»»

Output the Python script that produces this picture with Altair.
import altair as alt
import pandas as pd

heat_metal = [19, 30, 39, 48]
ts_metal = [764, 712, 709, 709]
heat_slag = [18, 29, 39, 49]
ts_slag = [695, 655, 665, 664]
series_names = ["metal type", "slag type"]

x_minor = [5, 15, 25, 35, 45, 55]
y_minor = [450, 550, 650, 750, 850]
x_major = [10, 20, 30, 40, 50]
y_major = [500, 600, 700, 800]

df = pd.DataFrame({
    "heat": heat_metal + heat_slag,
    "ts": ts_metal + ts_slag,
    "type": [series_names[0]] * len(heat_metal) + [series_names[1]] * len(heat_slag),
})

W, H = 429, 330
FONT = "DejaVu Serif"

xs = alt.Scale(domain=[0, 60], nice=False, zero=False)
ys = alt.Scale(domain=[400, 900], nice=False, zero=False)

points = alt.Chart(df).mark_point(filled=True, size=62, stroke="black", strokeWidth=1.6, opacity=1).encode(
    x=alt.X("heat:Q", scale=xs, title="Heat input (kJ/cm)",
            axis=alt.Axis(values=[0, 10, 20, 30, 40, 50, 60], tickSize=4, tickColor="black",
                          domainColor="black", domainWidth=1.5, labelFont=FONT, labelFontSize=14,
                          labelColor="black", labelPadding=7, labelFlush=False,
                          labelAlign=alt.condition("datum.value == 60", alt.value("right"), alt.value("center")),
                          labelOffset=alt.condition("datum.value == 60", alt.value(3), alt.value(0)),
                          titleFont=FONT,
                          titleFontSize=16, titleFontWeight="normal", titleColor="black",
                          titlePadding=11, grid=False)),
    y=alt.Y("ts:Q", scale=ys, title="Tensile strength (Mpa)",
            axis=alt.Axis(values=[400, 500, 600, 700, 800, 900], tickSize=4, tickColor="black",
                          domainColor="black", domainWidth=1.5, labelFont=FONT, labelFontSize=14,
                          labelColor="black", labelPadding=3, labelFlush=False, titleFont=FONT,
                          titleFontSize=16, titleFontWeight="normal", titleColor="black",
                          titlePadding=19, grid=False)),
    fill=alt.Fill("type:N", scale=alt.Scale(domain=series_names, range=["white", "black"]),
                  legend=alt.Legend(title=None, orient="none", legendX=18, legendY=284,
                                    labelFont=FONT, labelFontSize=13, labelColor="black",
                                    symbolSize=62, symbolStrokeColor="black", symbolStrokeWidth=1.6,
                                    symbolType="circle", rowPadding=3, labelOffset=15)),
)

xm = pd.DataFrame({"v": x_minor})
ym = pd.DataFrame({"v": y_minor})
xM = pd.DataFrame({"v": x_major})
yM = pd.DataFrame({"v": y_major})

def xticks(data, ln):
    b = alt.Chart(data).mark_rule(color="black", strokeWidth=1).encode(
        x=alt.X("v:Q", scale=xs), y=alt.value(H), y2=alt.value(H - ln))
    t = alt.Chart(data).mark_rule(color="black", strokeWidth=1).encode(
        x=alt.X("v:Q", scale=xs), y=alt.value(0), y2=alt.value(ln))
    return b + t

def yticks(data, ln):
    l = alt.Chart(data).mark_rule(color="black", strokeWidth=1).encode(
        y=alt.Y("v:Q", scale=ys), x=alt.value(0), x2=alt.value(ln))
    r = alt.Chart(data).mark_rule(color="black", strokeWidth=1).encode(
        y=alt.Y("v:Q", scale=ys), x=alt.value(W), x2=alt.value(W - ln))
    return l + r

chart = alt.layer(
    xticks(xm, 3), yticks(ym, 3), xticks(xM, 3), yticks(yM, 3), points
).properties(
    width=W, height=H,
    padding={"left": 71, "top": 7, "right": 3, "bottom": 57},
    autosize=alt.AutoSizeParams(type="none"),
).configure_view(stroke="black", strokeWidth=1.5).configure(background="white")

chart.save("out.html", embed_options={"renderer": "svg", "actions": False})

««

* [TASK PROMPT]:
Every line of the material must be returned exactly as it appears.

* [ANSWER TO THE EXERCISE]:
Output the Python script that produces this picture with Altair.
import altair as alt
import pandas as pd

heat_metal = [19, 30, 39, 48]
ts_metal = [764, 712, 709, 709]
heat_slag = [18, 29, 39, 49]
ts_slag = [695, 655, 665, 664]
series_names = ["metal type", "slag type"]

x_minor = [5, 15, 25, 35, 45, 55]
y_minor = [450, 550, 650, 750, 850]
x_major = [10, 20, 30, 40, 50]
y_major = [500, 600, 700, 800]

df = pd.DataFrame({
    "heat": heat_metal + heat_slag,
    "ts": ts_metal + ts_slag,
    "type": [series_names[0]] * len(heat_metal) + [series_names[1]] * len(heat_slag),
})

W, H = 429, 330
FONT = "DejaVu Serif"

xs = alt.Scale(domain=[0, 60], nice=False, zero=False)
ys = alt.Scale(domain=[400, 900], nice=False, zero=False)

points = alt.Chart(df).mark_point(filled=True, size=62, stroke="black", strokeWidth=1.6, opacity=1).encode(
    x=alt.X("heat:Q", scale=xs, title="Heat input (kJ/cm)",
            axis=alt.Axis(values=[0, 10, 20, 30, 40, 50, 60], tickSize=4, tickColor="black",
                          domainColor="black", domainWidth=1.5, labelFont=FONT, labelFontSize=14,
                          labelColor="black", labelPadding=7, labelFlush=False,
                          labelAlign=alt.condition("datum.value == 60", alt.value("right"), alt.value("center")),
                          labelOffset=alt.condition("datum.value == 60", alt.value(3), alt.value(0)),
                          titleFont=FONT,
                          titleFontSize=16, titleFontWeight="normal", titleColor="black",
                          titlePadding=11, grid=False)),
    y=alt.Y("ts:Q", scale=ys, title="Tensile strength (Mpa)",
            axis=alt.Axis(values=[400, 500, 600, 700, 800, 900], tickSize=4, tickColor="black",
                          domainColor="black", domainWidth=1.5, labelFont=FONT, labelFontSize=14,
                          labelColor="black", labelPadding=3, labelFlush=False, titleFont=FONT,
                          titleFontSize=16, titleFontWeight="normal", titleColor="black",
                          titlePadding=19, grid=False)),
    fill=alt.Fill("type:N", scale=alt.Scale(domain=series_names, range=["white", "black"]),
                  legend=alt.Legend(title=None, orient="none", legendX=18, legendY=284,
                                    labelFont=FONT, labelFontSize=13, labelColor="black",
                                    symbolSize=62, symbolStrokeColor="black", symbolStrokeWidth=1.6,
                                    symbolType="circle", rowPadding=3, labelOffset=15)),
)

xm = pd.DataFrame({"v": x_minor})
ym = pd.DataFrame({"v": y_minor})
xM = pd.DataFrame({"v": x_major})
yM = pd.DataFrame({"v": y_major})

def xticks(data, ln):
    b = alt.Chart(data).mark_rule(color="black", strokeWidth=1).encode(
        x=alt.X("v:Q", scale=xs), y=alt.value(H), y2=alt.value(H - ln))
    t = alt.Chart(data).mark_rule(color="black", strokeWidth=1).encode(
        x=alt.X("v:Q", scale=xs), y=alt.value(0), y2=alt.value(ln))
    return b + t

def yticks(data, ln):
    l = alt.Chart(data).mark_rule(color="black", strokeWidth=1).encode(
        y=alt.Y("v:Q", scale=ys), x=alt.value(0), x2=alt.value(ln))
    r = alt.Chart(data).mark_rule(color="black", strokeWidth=1).encode(
        y=alt.Y("v:Q", scale=ys), x=alt.value(W), x2=alt.value(W - ln))
    return l + r

chart = alt.layer(
    xticks(xm, 3), yticks(ym, 3), xticks(xM, 3), yticks(yM, 3), points
).properties(
    width=W, height=H,
    padding={"left": 71, "top": 7, "right": 3, "bottom": 57},
    autosize=alt.AutoSizeParams(type="none"),
).configure_view(stroke="black", strokeWidth=1.5).configure(background="white")

chart.save("out.html", embed_options={"renderer": "svg", "actions": False})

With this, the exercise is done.